### WHAT YOU NEED TO DO
Go through the entries one line at a time, and gather every line that has the word "code".

### EXERCISE MATERIALS
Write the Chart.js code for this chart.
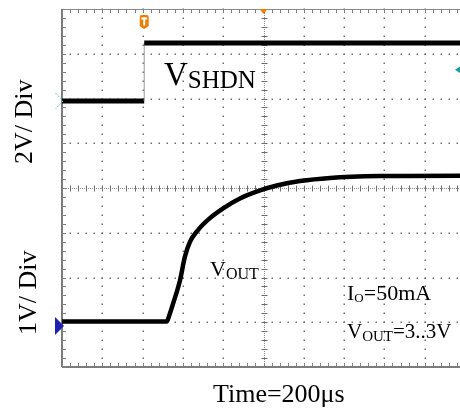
<!DOCTYPE html>
<html>
<head>
<meta charset="utf-8">
<script src="https://cdn.jsdelivr.net/npm/chart.js@4/dist/chart.umd.min.js"></script>
<style>
  html, body { margin: 0; padding: 0; background: #fff; width: 460px; height: 409px; overflow: hidden; }
  #wrap { position: relative; width: 460px; height: 409px; overflow: hidden; }
  canvas { position: absolute; left: 0; top: 0; }
  .lbl { position: absolute; font-family: "Liberation Serif", "Times New Roman", serif; color: #000; white-space: nowrap; }
  .sub { line-height: 0; }
  .rot { transform-origin: 0 0; transform: rotate(-90deg); }
</style>
</head>
<body>
<div id="wrap">
  <canvas id="c" width="470" height="409"></canvas>
  <div class="lbl rot" style="left:11px;top:164px;font-size:26px;line-height:26px;">2V/ Div</div>
  <div class="lbl rot" style="left:15px;top:335px;font-size:26px;line-height:26px;">1V/ Div</div>
  <div class="lbl" style="left:164px;top:58px;font-size:33px;line-height:33px;">V<span class="sub" style="font-size:25px;vertical-align:-2.5px;">SHDN</span></div>
  <div class="lbl" style="left:210px;top:257.5px;font-size:22px;line-height:22px;">V<span class="sub" style="font-size:16px;vertical-align:-2.5px;">OUT</span></div>
  <div class="lbl" style="left:347px;top:281.5px;font-size:22px;line-height:22px;">I<span class="sub" style="font-size:13px;vertical-align:-2px;">O</span>=50mA</div>
  <div class="lbl" style="left:347px;top:321.4px;font-size:21px;line-height:21px;">V<span class="sub" style="font-size:15px;vertical-align:-2.5px;">OUT</span>=3..3V</div>
  <div class="lbl" style="left:213px;top:380.7px;font-size:26px;line-height:26px;">Time=200μs</div>
</div>
<script>
// ---- data ----
const usPerDiv = 200;                 // time base, µs per division
const xDivs = 10, yDivs = 8;
const triggerTimeUs = 408;            // position of the "T" marker
const triggerLevelV = 1.39;           // trigger level on the SHDN channel
const shdnTimeUs = [0, 408, 408, 2000];
const shdnVolts  = [0, 0, 2.59, 2.59];
const voutTimeUs = [0, 520, 531, 552, 586, 610, 635, 676, 734, 800, 883, 983, 1066, 1181, 1330, 1578, 1975, 2000];
const voutVolts  = [0.1, 0.1, 0.22, 0.51, 1.03, 1.55, 1.88, 2.15, 2.41, 2.63, 2.85, 3.03, 3.14, 3.24, 3.31, 3.35, 3.36, 3.36];
// channel ranges (2 V/div and 1 V/div, ground offsets)
const shdnRange = [-11.89, 4.11];
const voutRange = [-0.916, 7.084];

const toPts = (xs, ys) => xs.map((x, i) => ({ x, y: ys[i] }));

const gridPlugin = {
  id: 'scopeGrid',
  beforeDatasetsDraw(chart) {
    const { ctx, chartArea: a, scales } = chart;
    const x = scales.x, yd = scales.yDiv;
    ctx.save();
    const minorX = [], minorY = [];
    for (let m = 0; m <= xDivs * 5; m++) minorX.push(Math.round(x.getPixelForValue(m * usPerDiv / 5)));
    for (let m = 0; m <= yDivs * 5; m++) minorY.push(Math.round(yd.getPixelForValue(m / 5)));
    // dotted major lines
    ctx.fillStyle = '#707070';
    for (let i = 1; i < xDivs; i++) {
      if (i === xDivs / 2) continue;
      const px = Math.round(x.getPixelForValue(i * usPerDiv));
      minorY.forEach(py => ctx.fillRect(px - 0.5, py - 0.5, 1.5, 1.5));
    }
    for (let j = 1; j < yDivs; j++) {
      if (j === yDivs / 2) continue;
      const py = Math.round(yd.getPixelForValue(j));
      minorX.forEach(px => ctx.fillRect(px - 0.5, py - 0.5, 1.5, 1.5));
    }
    // center cross with ticks
    const cx = Math.round(x.getPixelForValue(xDivs / 2 * usPerDiv)) + 0.5;
    const cy = Math.round(yd.getPixelForValue(yDivs / 2)) + 0.5;
    ctx.strokeStyle = '#8c8c8c';
    ctx.lineWidth = 1;
    ctx.setLineDash([1, 1]);
    ctx.beginPath();
    ctx.moveTo(cx, a.top); ctx.lineTo(cx, a.bottom);
    ctx.moveTo(a.left, cy); ctx.lineTo(a.right, cy);
    ctx.stroke();
    ctx.setLineDash([]);
    ctx.strokeStyle = '#6e6e6e';
    ctx.beginPath();
    minorY.forEach(py => { ctx.moveTo(cx - 3, py + 0.5); ctx.lineTo(cx + 3, py + 0.5); });
    minorX.forEach(px => { ctx.moveTo(px + 0.5, cy - 3); ctx.lineTo(px + 0.5, cy + 3); });
    ctx.stroke();
    // borders
    ctx.strokeStyle = '#8a8a8a';
    ctx.lineWidth = 1;
    ctx.beginPath();
    ctx.moveTo(a.left, a.top + 0.5); ctx.lineTo(a.right, a.top + 0.5);
    ctx.stroke();
    ctx.lineWidth = 2;
    ctx.strokeStyle = '#7c7c7c';
    ctx.beginPath();
    ctx.moveTo(a.left, a.top); ctx.lineTo(a.left, a.bottom);
    ctx.moveTo(a.left, a.bottom); ctx.lineTo(a.right, a.bottom);
    ctx.stroke();
    ctx.lineWidth = 1;
    ctx.strokeStyle = '#808080';
    ctx.beginPath();
    minorY.forEach(py => { ctx.moveTo(a.left, py + 0.5); ctx.lineTo(a.left + 4, py + 0.5); });
    minorX.forEach(px => {
      ctx.moveTo(px + 0.5, a.bottom); ctx.lineTo(px + 0.5, a.bottom - 4);
      ctx.moveTo(px + 0.5, a.top); ctx.lineTo(px + 0.5, a.top + 4);
    });
    ctx.stroke();
    ctx.restore();
  },
  afterDatasetsDraw(chart) {
    const { ctx, chartArea: a, scales } = chart;
    const x = scales.x;
    ctx.save();
    // trigger position badge
    const tx = x.getPixelForValue(triggerTimeUs);
    ctx.fillStyle = '#f07c00';
    ctx.beginPath();
    ctx.moveTo(tx - 4.5, 17);
    ctx.quadraticCurveTo(tx - 4.5, 15, tx - 2.5, 15);
    ctx.lineTo(tx + 2.5, 15);
    ctx.quadraticCurveTo(tx + 4.5, 15, tx + 4.5, 17);
    ctx.lineTo(tx + 4.5, 26);
    ctx.lineTo(tx, 29);
    ctx.lineTo(tx - 4.5, 26);
    ctx.closePath();
    ctx.fill();
    ctx.fillStyle = '#fff';
    ctx.fillRect(tx - 3, 17.5, 6, 2);
    ctx.fillRect(tx - 1, 17.5, 2, 8);
    // top center marker
    const mx = x.getPixelForValue(xDivs / 2 * usPerDiv);
    ctx.fillStyle = '#f07c00';
    ctx.beginPath();
    ctx.moveTo(mx - 4, a.top); ctx.lineTo(mx + 4, a.top); ctx.lineTo(mx, a.top + 5);
    ctx.closePath(); ctx.fill();
    // trigger level marker (right)
    const ly = scales.yShdn.getPixelForValue(triggerLevelV);
    ctx.fillStyle = '#1c9c9c';
    ctx.beginPath();
    ctx.moveTo(455, ly); ctx.lineTo(461, ly - 4); ctx.lineTo(461, ly + 4);
    ctx.closePath(); ctx.fill();
    // SHDN ground marker (hollow, dashed)
    const g1 = scales.yShdn.getPixelForValue(0);
    ctx.strokeStyle = '#5cc6c6';
    ctx.lineWidth = 1;
    ctx.setLineDash([2, 1.5]);
    ctx.beginPath();
    ctx.moveTo(55.5, g1 - 8); ctx.lineTo(63, g1); ctx.lineTo(55.5, g1 + 8);
    ctx.stroke();
    ctx.setLineDash([]);
    // VOUT ground marker
    const g2 = scales.yOut.getPixelForValue(0);
    ctx.fillStyle = '#1e22b0';
    ctx.beginPath();
    ctx.moveTo(55, g2 - 9); ctx.lineTo(64, g2); ctx.lineTo(55, g2 + 9);
    ctx.closePath(); ctx.fill();
    ctx.restore();
  }
};

new Chart(document.getElementById('c'), {
  type: 'line',
  data: {
    datasets: [
      {
        label: 'VSHDN',
        data: toPts(shdnTimeUs, shdnVolts),
        xAxisID: 'x', yAxisID: 'yShdn',
        borderColor: '#000', borderWidth: 5, pointRadius: 0, tension: 0,
        segment: {
          borderWidth: c => c.p0.parsed.x === c.p1.parsed.x ? 1 : undefined,
          borderColor: c => c.p0.parsed.x === c.p1.parsed.x ? '#9a9a9a' : undefined
        }
      },
      {
        label: 'VOUT',
        data: toPts(voutTimeUs, voutVolts),
        xAxisID: 'x', yAxisID: 'yOut',
        borderColor: '#000', borderWidth: 4.5, pointRadius: 0,
        cubicInterpolationMode: 'monotone'
      }
    ]
  },
  options: {
    responsive: false,
    animation: false,
    devicePixelRatio: 1,
    layout: { padding: { left: 62, top: 9, right: 5, bottom: 42 } },
    plugins: { legend: { display: false }, tooltip: { enabled: false } },
    scales: {
      x: { type: 'linear', min: 0, max: xDivs * usPerDiv, display: false },
      yDiv: { type: 'linear', min: 0, max: yDivs, display: false },
      yShdn: { type: 'linear', min: shdnRange[0], max: shdnRange[1], display: false },
      yOut: { type: 'linear', min: voutRange[0], max: voutRange[1], display: false }
    }
  },
  plugins: [gridPlugin]
});
</script>
</body>
</html>
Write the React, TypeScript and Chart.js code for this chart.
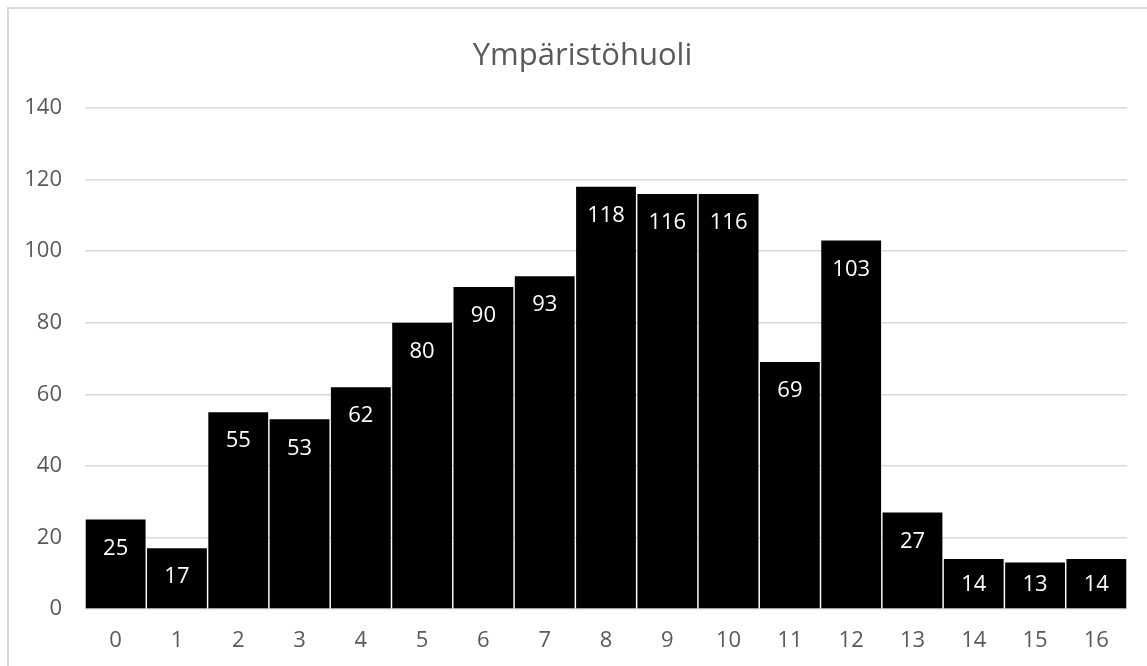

### OUTPUT
Write the Chart.js code for this chart.
Write the React, TypeScript and Chart.js code for this chart.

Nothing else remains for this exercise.